Amendment A is toast, for now. Sixth Circuit Judge Christina Klinger yesterday nullified South Dakotans’ vote to write recreational marijuana, industrial hemp, and the regulation and taxation thereof into our Constitution.
Judge Klinger rejected the plaintiffs’ effort to frame their challenge to Amendment A as an election contest, saying that the complainants showed no evidence of irregularities in the conduct of voting or counting of votes. “Contestants have not alleged any irregularities during the 2020 General Election, much less shown anything suggesting the will of the voters was suppressed. As a result, the issues alleged are not appropriately resolved in an election contest cause of action.”
Judge Klinger chose instead to suppress the will of the voters herself by accepting the plaintiffs’ arguments that Amendment A encompasses multiple subjects and worked such a drastic change in our system of government that it had to arise from a constitutional convention, not the initiative petition process.
The defenders of Amendment A argued that Amendment A addressed the single subject of cannabis. Judge Klinger held their own words against them, noting that Amendment A only twice, in the separate definitions of primary terms marijuana and hemp. Judge Klinger says those very definitions define marijuana and hemp as separate subjects. Klinger goes on to identify Amendment A’s civil penalties for certain marijuana-related violations, restrictions on professional discipline for marijuana-related activities, the 15% excise tax on marijuana sales, and the allocation of that tax revenue to public schools and the general fund as “not ‘reasonably germane” to the overall topic of legalizing marijuana” and thus in violation of the single-subject rule for constitutional amendments enacted by voters in 2018.
In other words, voters cannot enact any comprehensive or complicated policy reforms via constitutional amendment. They must only deal with the narrowest issues in their proposed constitutional amendments. Any implications for enforcement, regulation, or taxation must be either parsed into multiple and thus impractical ballot measure campaigns, shoehorned into omnibus initiated measure petitions that the Legislature can overturn before enactment, or simply left to the will of the unresponsive Legislature and Governor who seek to consolidate their control over all policy manners in their elitist Republican hands.
Recognizing that her single-subject ruling would have sufficed, Judge Klinger nonetheless proceeds “in the interest of efficiency and the public importance” to lay down her judicial marker on the question of whether Amendment A was an amendment or a revision. Under the plaintiffs’ interpretation of Article 23 of the South Dakota Constitution, amendments—limited changes to the Constitution—can reach the ballot through the initiative petition process, while revisions—more extensive changes—must arise from a constitutional convention, which can be called by a three-fourths vote of both chambers of the Legislature or by a majority vote of the people called by initiative petition.
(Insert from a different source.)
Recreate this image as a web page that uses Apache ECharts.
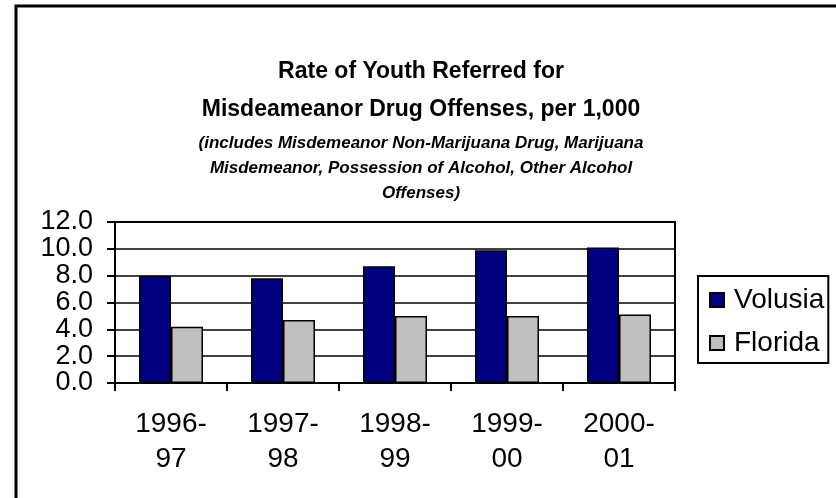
<!DOCTYPE html>
<html>
<head>
<meta charset="utf-8">
<script src="https://cdn.jsdelivr.net/npm/echarts@6/dist/echarts.min.js"></script>
<style>
html,body{margin:0;padding:0;background:#fff;}
#chart{width:836px;height:498px;}
</style>
</head>
<body>
<div id="chart"></div>
<script>
var categories = ['1996-\n97', '1997-\n98', '1998-\n99', '1999-\n00', '2000-\n01'];
var volusia = [8.0, 7.8, 8.7, 9.9, 10.1];
var florida = [4.2, 4.7, 5.0, 5.0, 5.1];
var seriesNames = ['Volusia', 'Florida'];
var titleText = 'Rate of Youth Referred for\nMisdeameanor Drug Offenses, per 1,000';
var subtitleText = '(includes Misdemeanor Non-Marijuana Drug, Marijuana\nMisdemeanor, Possession of Alcohol, Other Alcohol\nOffenses)';

var chart = echarts.init(document.getElementById('chart'), null, {renderer: 'canvas'});
var font = 'Arial, "Liberation Sans", Helvetica, sans-serif';
chart.setOption({
  backgroundColor: '#ffffff',
  animation: false,
  title: [{
    text: titleText,
    left: 421,
    textAlign: 'center',
    top: 53,
    padding: 0,
    textStyle: {fontFamily: font, fontSize: 23, fontWeight: 'bold', color: '#000', lineHeight: 38}
  }, {
    text: subtitleText,
    left: 421,
    textAlign: 'center',
    top: 131,
    padding: 0,
    textStyle: {fontFamily: font, fontSize: 17, fontWeight: 'bold', fontStyle: 'italic', color: '#000', lineHeight: 25}
  }],
  graphic: [{
    type: 'rect',
    shape: {x: 16, y: 6, width: 900, height: 600},
    style: {fill: 'none', stroke: '#000', lineWidth: 3},
    silent: true
  }],
  legend: {
    orient: 'vertical',
    left: 698,
    top: 276,
    data: seriesNames,
    icon: 'rect',
    itemWidth: 14,
    itemHeight: 14,
    itemGap: 13,
    padding: [9, 4, 5, 11],
    borderColor: '#000',
    borderWidth: 2,
    textStyle: {fontFamily: font, fontSize: 28, color: '#000', lineHeight: 30, padding: [0, 0, 0, 5]}
  },
  grid: {
    left: 115, right: 161, top: 222, bottom: 115,
    show: true, borderColor: '#000', borderWidth: 2, backgroundColor: 'transparent'
  },
  xAxis: {
    type: 'category',
    data: categories,
    axisLine: {lineStyle: {color: '#000', width: 2}},
    axisTick: {show: true, length: 8, lineStyle: {color: '#000', width: 2}},
    axisLabel: {color: '#000', fontFamily: font, fontSize: 28, lineHeight: 35, margin: 24}
  },
  yAxis: {
    type: 'value',
    min: 0, max: 12, interval: 2,
    axisLine: {show: true, lineStyle: {color: '#000', width: 2}},
    axisTick: {show: true, length: 8, lineStyle: {color: '#000', width: 2}},
    splitLine: {show: true, lineStyle: {color: '#000', width: 1.5}},
    axisLabel: {color: '#000', fontFamily: font, fontSize: 27, margin: 22,
      formatter: function (v) { return v.toFixed(1); }}
  },
  series: [{
    name: seriesNames[0],
    type: 'bar',
    data: volusia,
    barWidth: 32,
    barGap: '0%',
    itemStyle: {color: '#000080', borderColor: '#000', borderWidth: 1.5}
  }, {
    name: seriesNames[1],
    type: 'bar',
    data: florida,
    barWidth: 32,
    barGap: '0%',
    itemStyle: {color: '#c0c0c0', borderColor: '#000', borderWidth: 1.5}
  }]
});
</script>
</body>
</html>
Judge Klinger said Amendment A “is not a drastic rewrite of the South Dakota Constitution.” She said Amendment A is not as extensive as a revision in an oft-cited California case on the subject of amendments versus revisions. “However, it does institute ‘far reaching changes in the nature of our basic governmental plan.'” Klinger identified multiple changes to government authority that cross her threshold of constitutional revision:
- Amendment A grants exclusive power to license and regulate aspects of marijuana to the Department of Revenue, boxing out the Legislature’s authority.
- Amendment A takes away the Legislature’s power to enact civil penalties for public marijuana use.
- Amendment A takes away the Governor’s power to reallocate authority over the licensing and regulation of marijuana to departments that might more efficiently manage pot policy.
- Amendment A “unconstitutionally waives the State’s sovereign immunity” and usurps the Legislature’s power to set the rules for how and when the state may be sued by empowering residents to sue the Department of Revenue if it failed to enact pot rules by April 1, 2022.
Judge Klinger also rejected the argument that the plaintiffs should have waged their complaint before the election. She said just the opposite: the courts don’t hear arguments against laws or constitutional amendments until the legislative process is complete and the law or amendment has been approved. Judge Klinger said hearing the plaintiffs’ challenge before the election would have violated the judiciary’s “principle of noninterference.” Judge Klinger’s ruling runs counter to the precedent set in numerous other states where courts have blocked initiatives from appearing on the ballot due to violations of the single-subject rule.
So put the doobage down, friends and neighbors: as it stands, pot stays illegal in South Dakota. Amendment A’s sponsors plan to appeal (and let’s see if the big money behind this measure have the guts to stick with a fight about broader initiative rights and constitutional law instead of the measly merits of marijuana), but for now, the only way you’re getting cannabis in your system come July 1 is with a doctor’s prescription.